2007-04-19 16:46:25 | 本・小説
 『家なき娘』がやって来るまで、別の本に挑戦中。エリザベス・コストヴァ『ヒストリアン』1,2(実際はローマ数字、日本放送出版協会)です。見返しのアオリを読んで、てっきり現代→異世界のファンタジーだと思って読み始めましたが、違ってました。回想や手紙、手記の形を取った歴史ミステリのようです。「母のいない16歳の少女が父の失踪の謎を追って……」ってこれ、↑んなファンタジーのテンプレートではないかと。
 題材はドラキュラ伝説、といっても『吸血鬼カーミラ』のようなおどろおどろしいものではなくて、歴史学者が資料や伝説から謎を解いていくといったもの。簡単に言うと『ダ・ヴィンチ・コード』のドラキュラ版かな? いやほんと、読みながら路線が似てるなあと思って。

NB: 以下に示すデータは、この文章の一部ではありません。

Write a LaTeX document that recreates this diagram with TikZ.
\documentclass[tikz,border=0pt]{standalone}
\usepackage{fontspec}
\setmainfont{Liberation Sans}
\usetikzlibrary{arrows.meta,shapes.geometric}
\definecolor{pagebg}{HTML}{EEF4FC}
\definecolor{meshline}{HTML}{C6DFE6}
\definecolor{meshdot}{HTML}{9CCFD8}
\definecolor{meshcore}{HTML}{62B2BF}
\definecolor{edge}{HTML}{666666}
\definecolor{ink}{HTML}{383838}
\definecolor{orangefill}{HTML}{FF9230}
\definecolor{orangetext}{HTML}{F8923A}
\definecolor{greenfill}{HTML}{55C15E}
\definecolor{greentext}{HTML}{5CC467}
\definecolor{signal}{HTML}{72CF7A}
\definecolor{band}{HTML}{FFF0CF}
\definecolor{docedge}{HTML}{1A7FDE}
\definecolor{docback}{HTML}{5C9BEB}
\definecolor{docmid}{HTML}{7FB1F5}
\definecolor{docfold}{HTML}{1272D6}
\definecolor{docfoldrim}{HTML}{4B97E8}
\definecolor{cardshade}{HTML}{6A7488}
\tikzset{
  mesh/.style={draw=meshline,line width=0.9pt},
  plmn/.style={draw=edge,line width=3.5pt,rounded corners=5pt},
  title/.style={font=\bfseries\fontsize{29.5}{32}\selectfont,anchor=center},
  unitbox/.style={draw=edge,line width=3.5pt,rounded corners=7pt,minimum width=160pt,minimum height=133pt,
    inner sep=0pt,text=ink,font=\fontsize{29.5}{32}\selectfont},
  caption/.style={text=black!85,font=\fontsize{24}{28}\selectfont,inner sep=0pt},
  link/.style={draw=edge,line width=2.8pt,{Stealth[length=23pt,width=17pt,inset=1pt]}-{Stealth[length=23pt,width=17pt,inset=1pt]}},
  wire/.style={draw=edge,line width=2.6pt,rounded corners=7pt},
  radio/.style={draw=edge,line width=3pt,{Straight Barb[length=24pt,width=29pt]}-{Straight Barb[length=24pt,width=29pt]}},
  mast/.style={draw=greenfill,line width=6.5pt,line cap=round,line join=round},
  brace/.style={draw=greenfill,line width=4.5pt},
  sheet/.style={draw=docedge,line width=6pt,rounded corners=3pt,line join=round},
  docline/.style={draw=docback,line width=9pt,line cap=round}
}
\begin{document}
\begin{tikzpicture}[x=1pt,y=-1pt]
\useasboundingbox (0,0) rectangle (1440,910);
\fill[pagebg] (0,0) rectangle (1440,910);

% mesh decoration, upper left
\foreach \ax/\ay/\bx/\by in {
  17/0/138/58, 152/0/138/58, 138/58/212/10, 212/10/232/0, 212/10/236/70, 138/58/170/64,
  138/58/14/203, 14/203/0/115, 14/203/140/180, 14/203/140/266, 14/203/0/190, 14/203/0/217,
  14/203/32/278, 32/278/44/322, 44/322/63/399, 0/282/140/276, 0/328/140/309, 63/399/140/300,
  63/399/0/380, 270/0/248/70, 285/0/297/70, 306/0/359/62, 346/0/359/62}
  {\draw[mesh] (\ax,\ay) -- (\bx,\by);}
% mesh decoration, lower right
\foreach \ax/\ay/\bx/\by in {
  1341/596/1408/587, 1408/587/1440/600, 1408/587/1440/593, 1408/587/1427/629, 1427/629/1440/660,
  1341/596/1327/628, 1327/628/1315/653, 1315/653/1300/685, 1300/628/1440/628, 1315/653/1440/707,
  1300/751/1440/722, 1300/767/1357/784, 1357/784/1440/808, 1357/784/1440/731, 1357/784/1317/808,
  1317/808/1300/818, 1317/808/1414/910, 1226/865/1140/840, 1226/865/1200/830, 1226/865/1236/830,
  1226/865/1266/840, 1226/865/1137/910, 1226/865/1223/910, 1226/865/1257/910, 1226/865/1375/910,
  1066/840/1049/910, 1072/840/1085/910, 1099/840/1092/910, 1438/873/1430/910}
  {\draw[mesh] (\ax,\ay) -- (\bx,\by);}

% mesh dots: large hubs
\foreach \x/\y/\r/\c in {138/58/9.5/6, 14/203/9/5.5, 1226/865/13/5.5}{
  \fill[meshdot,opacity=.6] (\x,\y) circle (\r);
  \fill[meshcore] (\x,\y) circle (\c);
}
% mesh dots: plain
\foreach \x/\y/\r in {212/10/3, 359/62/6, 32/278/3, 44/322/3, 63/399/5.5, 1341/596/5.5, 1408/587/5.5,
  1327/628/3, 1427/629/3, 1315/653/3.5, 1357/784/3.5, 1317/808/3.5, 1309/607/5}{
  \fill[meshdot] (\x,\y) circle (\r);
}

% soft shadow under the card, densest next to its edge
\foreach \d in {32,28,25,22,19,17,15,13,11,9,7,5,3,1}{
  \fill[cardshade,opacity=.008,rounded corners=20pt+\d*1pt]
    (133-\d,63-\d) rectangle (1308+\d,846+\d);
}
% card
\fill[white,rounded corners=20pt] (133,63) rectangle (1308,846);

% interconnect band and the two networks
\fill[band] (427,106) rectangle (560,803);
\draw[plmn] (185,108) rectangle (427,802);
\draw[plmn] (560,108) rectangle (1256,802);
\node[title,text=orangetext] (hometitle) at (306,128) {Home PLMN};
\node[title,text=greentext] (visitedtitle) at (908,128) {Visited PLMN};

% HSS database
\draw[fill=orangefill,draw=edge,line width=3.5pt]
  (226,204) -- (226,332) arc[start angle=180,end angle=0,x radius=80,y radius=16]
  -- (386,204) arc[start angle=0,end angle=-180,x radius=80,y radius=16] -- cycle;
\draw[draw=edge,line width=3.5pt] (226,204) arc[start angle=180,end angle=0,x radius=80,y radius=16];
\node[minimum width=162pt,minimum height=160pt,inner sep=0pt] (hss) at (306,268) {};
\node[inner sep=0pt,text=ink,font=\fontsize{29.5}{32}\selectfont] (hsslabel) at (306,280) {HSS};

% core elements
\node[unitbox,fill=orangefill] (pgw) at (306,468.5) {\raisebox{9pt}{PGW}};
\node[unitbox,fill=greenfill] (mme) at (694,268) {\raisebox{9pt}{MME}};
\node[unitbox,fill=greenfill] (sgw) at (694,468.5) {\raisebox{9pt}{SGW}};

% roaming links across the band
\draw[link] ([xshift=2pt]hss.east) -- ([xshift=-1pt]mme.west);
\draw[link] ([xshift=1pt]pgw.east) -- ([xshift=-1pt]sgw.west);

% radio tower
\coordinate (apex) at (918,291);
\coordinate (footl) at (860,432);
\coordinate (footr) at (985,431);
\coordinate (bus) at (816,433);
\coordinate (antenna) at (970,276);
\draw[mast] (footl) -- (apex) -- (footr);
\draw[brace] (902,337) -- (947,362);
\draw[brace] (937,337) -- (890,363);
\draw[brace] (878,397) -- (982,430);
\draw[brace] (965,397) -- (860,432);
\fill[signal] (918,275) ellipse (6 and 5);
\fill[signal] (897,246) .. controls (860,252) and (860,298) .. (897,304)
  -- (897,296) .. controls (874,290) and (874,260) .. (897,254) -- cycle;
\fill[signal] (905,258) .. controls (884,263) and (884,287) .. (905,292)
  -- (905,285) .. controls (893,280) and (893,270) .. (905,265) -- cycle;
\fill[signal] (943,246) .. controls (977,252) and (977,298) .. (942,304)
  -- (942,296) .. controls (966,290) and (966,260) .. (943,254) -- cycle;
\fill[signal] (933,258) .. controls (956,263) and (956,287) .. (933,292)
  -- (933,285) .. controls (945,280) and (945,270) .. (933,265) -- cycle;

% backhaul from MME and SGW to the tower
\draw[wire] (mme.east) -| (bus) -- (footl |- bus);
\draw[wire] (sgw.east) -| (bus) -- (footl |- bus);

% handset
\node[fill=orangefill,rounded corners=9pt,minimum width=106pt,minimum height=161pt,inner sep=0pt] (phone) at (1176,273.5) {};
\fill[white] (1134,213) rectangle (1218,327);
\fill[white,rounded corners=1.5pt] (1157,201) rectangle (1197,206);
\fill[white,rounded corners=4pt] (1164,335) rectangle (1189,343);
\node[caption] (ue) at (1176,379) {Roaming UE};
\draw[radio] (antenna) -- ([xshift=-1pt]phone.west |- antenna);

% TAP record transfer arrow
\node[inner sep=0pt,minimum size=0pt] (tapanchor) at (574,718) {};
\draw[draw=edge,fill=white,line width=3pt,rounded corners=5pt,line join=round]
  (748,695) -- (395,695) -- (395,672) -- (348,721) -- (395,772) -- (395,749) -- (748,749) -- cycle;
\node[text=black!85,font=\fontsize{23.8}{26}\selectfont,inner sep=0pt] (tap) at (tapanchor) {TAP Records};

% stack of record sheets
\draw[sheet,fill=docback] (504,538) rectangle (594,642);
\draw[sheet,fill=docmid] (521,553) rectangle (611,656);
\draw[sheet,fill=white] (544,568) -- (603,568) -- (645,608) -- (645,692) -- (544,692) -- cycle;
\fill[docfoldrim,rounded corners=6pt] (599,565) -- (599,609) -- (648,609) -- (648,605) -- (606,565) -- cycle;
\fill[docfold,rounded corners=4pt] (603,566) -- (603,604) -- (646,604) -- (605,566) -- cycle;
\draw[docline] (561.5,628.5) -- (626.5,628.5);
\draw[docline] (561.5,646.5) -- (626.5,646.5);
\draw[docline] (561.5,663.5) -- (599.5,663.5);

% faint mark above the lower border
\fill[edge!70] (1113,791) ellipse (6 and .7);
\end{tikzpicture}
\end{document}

 いつものようにレビューは置いとくとして、ざっと読んだ感想を。これから読む方はバレ部分にご注意。

 『ダ・ヴィンチ……』に似ていると言いましたが、あれよりもずっと筋立てはしっかりしています。ただテンポのせいかひどく長く感じました。あとがきには映画化予定と書いてありましたが、いいとこ取りする巧い脚本家が当たれば、派手さはないけれどいい作品になるかも。ですが、三つの時制(ロッシの過去、ヒロイン両親の出会いの時代、ヒロイン16歳)が混在するので映画にはしにくくないかな? 読んでいる方はそれほど難しくなかったのですが。

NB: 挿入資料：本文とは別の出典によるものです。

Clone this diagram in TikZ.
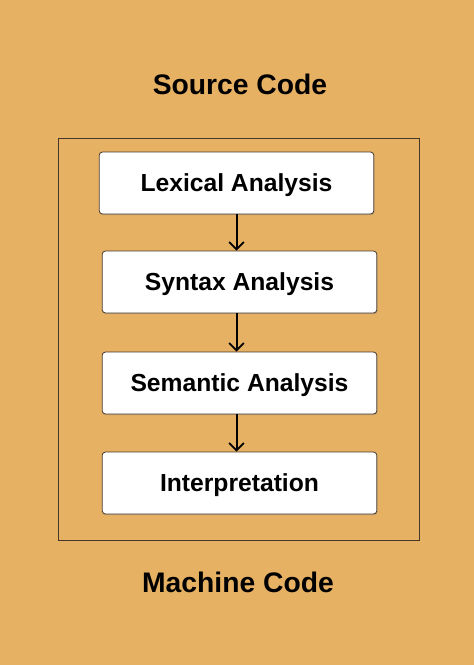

 これも同じように比較してしまいますが、こっち世界の者にはドラキュラ、ドラゴン、ヴラド・ツェペシュ、ギリシア正教、等々の予備知識があまりないのでイメージしにくいところがありますね。邦訳のときに、もっとこのあたりを脚注その他でいれてもらうと助かったのですが……。まあ、そのあたりピンと来なくても、面白くはありました。
 いくつか疑問&ツッコミ。ヒロインの母ヘレンの本名はエレナのようなんですが、これは米留学に際して変えたんでしょうか? ヘレンっていかにも英語圏の名前で、東欧の人だと思って読むには違和感アリアリでした。そのままエレナじゃまずかったのかしらん? なんかネイティヴでないと分からないものあり? それから彼女が父親の姓ロッシを名乗っているのもなんか「?」。父親にそれと認められていない上、時代的社会慣習的にまだタブーだったシングルマザーの母が彼女にそう名乗らせるものでしょうか。留学の際、鉄のカーテンの向こうから出るにも障壁になりそう(亡命の恐れありとして)。

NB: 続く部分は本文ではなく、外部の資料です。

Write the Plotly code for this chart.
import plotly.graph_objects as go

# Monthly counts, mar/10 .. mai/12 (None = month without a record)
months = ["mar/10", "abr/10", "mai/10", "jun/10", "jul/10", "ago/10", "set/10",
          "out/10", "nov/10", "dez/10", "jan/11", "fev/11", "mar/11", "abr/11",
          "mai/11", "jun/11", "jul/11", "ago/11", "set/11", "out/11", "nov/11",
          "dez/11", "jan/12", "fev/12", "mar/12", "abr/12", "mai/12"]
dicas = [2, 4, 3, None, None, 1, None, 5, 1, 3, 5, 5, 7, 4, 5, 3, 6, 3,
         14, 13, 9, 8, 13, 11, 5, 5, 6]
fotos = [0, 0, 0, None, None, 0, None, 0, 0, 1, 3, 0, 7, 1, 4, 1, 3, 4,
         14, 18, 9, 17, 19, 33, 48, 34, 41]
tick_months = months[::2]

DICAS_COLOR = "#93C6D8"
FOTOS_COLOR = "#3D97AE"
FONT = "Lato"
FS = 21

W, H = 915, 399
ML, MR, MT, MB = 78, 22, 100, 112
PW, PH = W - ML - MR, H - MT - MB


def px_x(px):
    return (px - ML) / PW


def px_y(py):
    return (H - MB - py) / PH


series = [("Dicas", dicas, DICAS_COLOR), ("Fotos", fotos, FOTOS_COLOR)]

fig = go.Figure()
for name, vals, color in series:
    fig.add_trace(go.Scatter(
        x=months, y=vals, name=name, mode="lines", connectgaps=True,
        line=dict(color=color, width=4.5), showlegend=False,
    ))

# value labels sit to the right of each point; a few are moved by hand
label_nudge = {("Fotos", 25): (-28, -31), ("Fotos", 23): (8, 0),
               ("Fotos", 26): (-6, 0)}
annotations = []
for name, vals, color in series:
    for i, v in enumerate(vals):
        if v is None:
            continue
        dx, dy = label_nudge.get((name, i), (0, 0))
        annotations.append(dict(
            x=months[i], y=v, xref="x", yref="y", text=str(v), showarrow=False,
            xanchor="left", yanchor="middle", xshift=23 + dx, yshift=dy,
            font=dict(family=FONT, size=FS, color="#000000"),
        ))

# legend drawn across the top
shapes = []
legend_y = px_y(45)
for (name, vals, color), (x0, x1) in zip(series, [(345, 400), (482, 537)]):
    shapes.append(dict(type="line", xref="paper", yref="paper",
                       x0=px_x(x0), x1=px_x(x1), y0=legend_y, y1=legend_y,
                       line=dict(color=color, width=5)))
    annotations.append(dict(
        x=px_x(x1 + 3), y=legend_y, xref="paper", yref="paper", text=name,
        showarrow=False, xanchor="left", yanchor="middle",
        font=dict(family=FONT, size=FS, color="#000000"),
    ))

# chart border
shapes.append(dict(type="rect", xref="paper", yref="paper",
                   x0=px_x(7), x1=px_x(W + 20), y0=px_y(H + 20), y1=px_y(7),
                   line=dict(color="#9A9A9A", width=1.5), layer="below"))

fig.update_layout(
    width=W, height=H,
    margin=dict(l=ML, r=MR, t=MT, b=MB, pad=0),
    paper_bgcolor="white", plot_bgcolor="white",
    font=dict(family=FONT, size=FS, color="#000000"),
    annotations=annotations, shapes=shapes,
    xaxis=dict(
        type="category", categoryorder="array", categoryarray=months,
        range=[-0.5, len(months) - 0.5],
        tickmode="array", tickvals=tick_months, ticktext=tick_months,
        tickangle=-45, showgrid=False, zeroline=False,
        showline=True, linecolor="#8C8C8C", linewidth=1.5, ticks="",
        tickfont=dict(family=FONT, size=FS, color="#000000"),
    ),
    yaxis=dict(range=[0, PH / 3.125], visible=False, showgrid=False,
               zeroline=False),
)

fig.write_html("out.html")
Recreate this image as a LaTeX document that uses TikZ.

 あと訳文の不自然さが気になった箇所がいくつかありました。特に理由のなさそうな同じ言葉の繰り返し、いかにも直訳っぽいところ等々。読点の位置もなんだか。
 とはいえ、全体的には読み応えのある面白い話です。これ、少し手を入れたらすごくよくなるんじゃないでしょうか。あとがきにはすでに日本の読者向きに若干修正してあると書いてありますが……(まさか私が疑問に思った箇所がそれだったりして。まさか、ね)。